Carbon out, carbon in

The growth of these specialized phytoplankton produced a lot of organic matter. When the organisms die and sink to the deep ocean, a large amount of organic carbon is exported from the surface, essentially removing carbon from the upper ocean and atmosphere. 

“Our estimates are that export of organic carbon may be equivalent to about half of the carbon dioxide initially released from the eruption,” said Karl. “This marine carbon dioxide sequestration is a natural process that probably occurs whenever volcanic eruptions inject ash into the atmosphere and carry that particulate matter out to sea.

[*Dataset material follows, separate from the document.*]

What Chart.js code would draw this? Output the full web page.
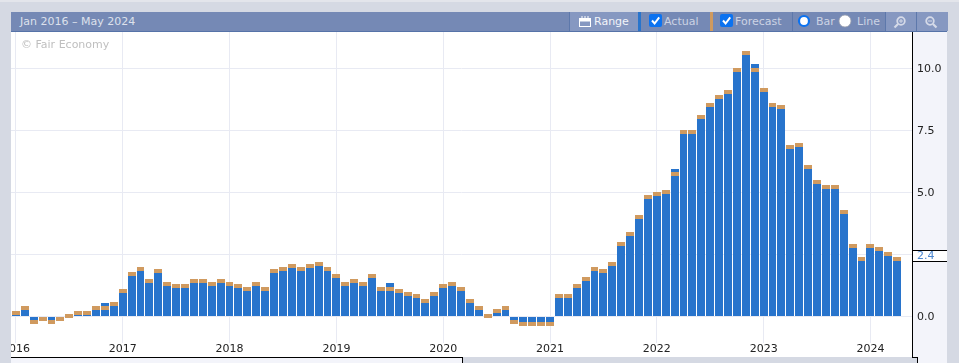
<!DOCTYPE html>
<html>
<head>
<meta charset="utf-8">
<script src="https://cdn.jsdelivr.net/npm/chart.js@4"></script>
<style>
html, body { margin: 0; padding: 0; width: 959px; height: 363px; overflow: hidden; background: #d5d9e3; font-family: "DejaVu Sans", sans-serif; font-size: 11px; }
div, svg, canvas { position: absolute; }
#topedge { left: 0; top: 0; width: 959px; height: 2px; background: #e3e5eb; }
#header { left: 11px; top: 12px; width: 936px; height: 19px; background: #7589b5; border-bottom: 1px solid #5673a8; }
.label { top: 2px; line-height: 16px; color: #ccd3e4; white-space: nowrap; }
.btn { top: 0; height: 19px; background: #8698c1; border-left: 1px solid #5d78ab; }
.sep { top: 0; height: 19px; width: 1px; background: #5d78ab; }
.stripe { top: 0; height: 19px; width: 3px; }
.check { top: 2px; width: 13px; height: 13px; border-radius: 2px; background: #0b72f0; }
#white { left: 11px; top: 32px; width: 901px; height: 325px; background: #fff; }
#axispanel { left: 912px; top: 32px; width: 34px; height: 331px; background: #f3f4fa; border-left: 1px solid #000; }
#bottomleft { left: 11px; top: 357px; width: 452px; height: 6px; background: #f3f4fa; border-top: 1px solid #000; border-right: 1px solid #000; box-sizing: border-box; }
#bottomstep { left: 912px; top: 357px; width: 5px; height: 6px; background: #d5d9e3; border-top: 1px solid #000; border-right: 1px solid #000; }
#chart { left: 11px; top: 32px; }
#copy { left: 21px; top: 38px; color: #bfbfbf; line-height: 14px; }
</style>
</head>
<body>
<div id="topedge"></div>
<div id="white"></div>
<div id="axispanel"></div>
<div id="bottomleft"></div>
<div id="bottomstep"></div>

<div id="header">
  <div class="label" style="left:9px;color:#dde1ec">Jan 2016 – May 2024</div>

  <div class="btn" style="left:558px;width:68px"></div>
  <svg style="left:568px;top:4px" width="12" height="11" viewBox="0 0 12 11">
    <rect x="0.5" y="2.5" width="11" height="8" fill="none" stroke="#fff" stroke-width="1"/>
    <rect x="0.5" y="2.5" width="11" height="3" fill="#fff"/>
    <path d="M3 0v3M6 0v3M9 0v3" stroke="#fff" stroke-width="1"/>
  </svg>
  <div class="label" style="left:583px;color:#f2f4f9">Range</div>

  <div class="stripe" style="left:627px;background:#2874cc"></div>
  <div class="check" style="left:638px"></div>
  <svg style="left:638px;top:2px" width="13" height="13" viewBox="0 0 13 13"><path d="M3 6.5l2.6 3L10.2 3.4" fill="none" stroke="#fff" stroke-width="2"/></svg>
  <div class="label" style="left:653px">Actual</div>

  <div class="stripe" style="left:699px;background:#d09a5f"></div>
  <div class="check" style="left:709px"></div>
  <svg style="left:709px;top:2px" width="13" height="13" viewBox="0 0 13 13"><path d="M3 6.5l2.6 3L10.2 3.4" fill="none" stroke="#fff" stroke-width="2"/></svg>
  <div class="label" style="left:724px">Forecast</div>

  <div class="sep" style="left:781px"></div>
  <svg style="left:786px;top:2px" width="14" height="14" viewBox="0 0 14 14"><circle cx="7" cy="7" r="5" fill="#fff" stroke="#0b72f0" stroke-width="2.2"/></svg>
  <div class="label" style="left:805px">Bar</div>
  <svg style="left:827px;top:2px" width="14" height="14" viewBox="0 0 14 14"><circle cx="7" cy="7" r="6" fill="#fff" stroke="#9aa0ad" stroke-width="0.8"/></svg>
  <div class="label" style="left:846px">Line</div>

  <div class="btn" style="left:874px;width:30px"></div>
  <svg style="left:882px;top:3px" width="14" height="14" viewBox="0 0 14 14">
    <circle cx="8" cy="6" r="3.8" fill="none" stroke="#d5dae8" stroke-width="1.8"/>
    <path d="M5 9l-3.5 3.5" stroke="#d5dae8" stroke-width="2.2"/>
    <path d="M6 6h4M8 4v4" stroke="#d5dae8" stroke-width="1"/>
  </svg>
  <div class="btn" style="left:905px;width:31px"></div>
  <svg style="left:913px;top:3px" width="14" height="14" viewBox="0 0 14 14">
    <circle cx="6" cy="6" r="3.8" fill="none" stroke="#d5dae8" stroke-width="1.8"/>
    <path d="M9 9l3.5 3.5" stroke="#d5dae8" stroke-width="2.2"/>
    <path d="M4 6h4" stroke="#d5dae8" stroke-width="1"/>
  </svg>
</div>

<canvas id="chart" width="936" height="325"></canvas>
<div id="copy">© Fair Economy</div>

<script>
const yearLabels = ['2016', '2017', '2018', '2019', '2020', '2021', '2022', '2023', '2024'];
const yTicks = ['0.0', '2.5', '5.0', '7.5', '10.0'];

// one value per month from Jan 2016
const forecast = [
    0.2, 0.4, -0.3, -0.2, -0.3, -0.2, 0.1, 0.2, 0.2, 0.4, 0.4, 0.6,
    1.1, 1.8, 2.0, 1.5, 1.9, 1.4, 1.3, 1.3, 1.5, 1.5, 1.4, 1.5,
    1.4, 1.3, 1.2, 1.4, 1.2, 1.9, 2.0, 2.1, 2.0, 2.1, 2.2, 2.0,
    1.7, 1.4, 1.5, 1.4, 1.7, 1.2, 1.2, 1.1, 1.0, 0.9, 0.7, 1.0,
    1.3, 1.4, 1.2, 0.7, 0.4, 0.1, 0.3, 0.4, -0.3, -0.4, -0.4, -0.4,
    -0.4, 0.9, 0.9, 1.3, 1.6, 2.0, 1.9, 2.2, 3.0, 3.4, 4.1, 4.9,
    5.0, 5.1, 5.8, 7.5, 7.5, 8.1, 8.6, 8.9, 9.1, 10.0, 10.7, 10.0,
    9.2, 8.6, 8.5, 6.9, 7.0, 6.1, 5.5, 5.3, 5.3, 4.3, 2.9, 2.4,
    2.9, 2.8, 2.6, 2.4
];
const actual = [
    0.2, 0.4, -0.3, -0.05, -0.3, -0.2, 0.1, 0.2, 0.2, 0.4, 0.55, 0.6,
    1.1, 1.8, 2.0, 1.5, 1.9, 1.4, 1.3, 1.3, 1.5, 1.5, 1.4, 1.5,
    1.4, 1.3, 1.2, 1.4, 1.2, 1.9, 2.0, 2.1, 2.0, 2.1, 2.2, 2.0,
    1.7, 1.4, 1.5, 1.4, 1.7, 1.2, 1.35, 1.1, 1.0, 0.9, 0.7, 1.0,
    1.3, 1.4, 1.2, 0.7, 0.4, 0.1, 0.3, 0.4, -0.3, -0.4, -0.4, -0.4,
    -0.4, 0.9, 0.9, 1.3, 1.6, 2.0, 1.9, 2.2, 3.0, 3.4, 4.1, 4.9,
    5.0, 5.1, 5.95, 7.5, 7.5, 8.1, 8.6, 8.9, 9.1, 10.0, 10.7, 10.15,
    9.2, 8.6, 8.5, 6.9, 7.0, 6.1, 5.5, 5.3, 5.3, 4.3, 2.9, 2.4,
    2.9, 2.8, 2.6, 2.4
];
const latestLabel = '2.4';

// the forecast shows as a thin band ending at its value
const bandHeight = 0.16;

const actualPoints = actual.map((v, i) => ({ x: i, y: v }));
const forecastPoints = forecast.map((v, i) => ({
    x: i,
    y: v < 0 ? [v, v + bandHeight] : [v - bandHeight, v]
}));

// keep bars on whole pixels so the white gaps stay sharp
const snapBars = {
    id: 'snapBars',
    afterDatasetsUpdate(chart) {
        const xScale = chart.scales.x;
        chart.data.datasets.forEach((ds, d) => {
            const isBand = ds.label === 'Forecast';
            chart.getDatasetMeta(d).data.forEach((bar, i) => {
                const left = Math.round(xScale.getPixelForValue(i) - 4);
                const nextLeft = Math.round(xScale.getPixelForValue(i + 1) - 4);
                const w = nextLeft - left - 1;
                bar.x = left + w / 2;
                bar.width = w;
                if (isBand) {
                    const h = Math.round(Math.abs(bar.base - bar.y));
                    if (forecast[i] < 0) {
                        // floating bars below zero run from the top down
                        bar.y = Math.round(Math.max(bar.y, bar.base));
                        bar.base = bar.y - h;
                    } else {
                        bar.y = Math.round(bar.y);
                        bar.base = bar.y + h;
                    }
                } else {
                    bar.y = Math.round(bar.y);
                    bar.base = Math.round(bar.base);
                }
            });
        });
    }
};

const latestMarker = {
    id: 'latestMarker',
    afterDraw(chart) {
        const ctx = chart.ctx;
        const y = Math.round(chart.scales.y.getPixelForValue(parseFloat(latestLabel))) - 1;
        const left = chart.chartArea.right + 1;
        ctx.save();
        ctx.fillStyle = '#ffffff';
        ctx.fillRect(left, y - 6, 34, 11);
        ctx.fillStyle = '#000000';
        ctx.fillRect(left, y - 6, 34, 1);
        ctx.fillRect(left, y + 5, 34, 1);
        ctx.fillStyle = '#4a86d0';
        ctx.font = '11px "DejaVu Sans"';
        ctx.textBaseline = 'middle';
        ctx.fillText(latestLabel, left + 4, y);
        ctx.restore();
    }
};

new Chart(document.getElementById('chart'), {
    type: 'bar',
    data: {
        datasets: [
            { label: 'Forecast', data: forecastPoints, backgroundColor: '#d09a5f', order: 1 },
            { label: 'Actual', data: actualPoints, backgroundColor: '#2874cc', order: 2 }
        ]
    },
    options: {
        responsive: false,
        animation: false,
        layout: { padding: 0 },
        datasets: { bar: { grouped: false, barThickness: 8, inflateAmount: 0 } },
        plugins: { legend: { display: false }, tooltip: { enabled: false } },
        scales: {
            x: {
                type: 'linear',
                offset: false,
                min: -0.56,
                max: 100.67,
                afterFit(scale) {
                    scale.height = 14;
                    scale.paddingLeft = 0;
                    scale.paddingRight = 0;
                },
                grid: { color: '#e8eaf3', tickLength: 0, offset: false },
                border: { display: false },
                ticks: {
                    stepSize: 12,
                    includeBounds: false,
                    autoSkip: false,
                    maxRotation: 0,
                    padding: 0,
                    color: '#222222',
                    font: { family: 'DejaVu Sans', size: 11 },
                    callback: v => yearLabels[v / 12]
                }
            },
            y: {
                position: 'right',
                min: -1.07,
                max: 11.45,
                afterFit(scale) {
                    scale.width = 35;
                    scale.paddingTop = 0;
                    scale.paddingBottom = 0;
                },
                grid: { color: '#e8eaf3', tickLength: 0 },
                border: { display: false },
                ticks: {
                    stepSize: 2.5,
                    includeBounds: false,
                    padding: 5,
                    labelOffset: 1,
                    color: '#222222',
                    font: { family: 'DejaVu Sans', size: 11 },
                    callback: v => yTicks[v / 2.5]
                }
            }
        }
    },
    plugins: [snapBars, latestMarker]
});
</script>
</body>
</html>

The combination of ash deposition and the nutrient starved conditions in our study area aligned to create a massive bloom that was easily seen by satellite remote sensing and Argo floats that had been previously deployed in that region.”

The research team is prepared to track future volcanic eruptions and their effects on phytoplankton blooms. If another major eruption occurs, they plan to deploy a research vessel to study the bloom's development and response in real-time.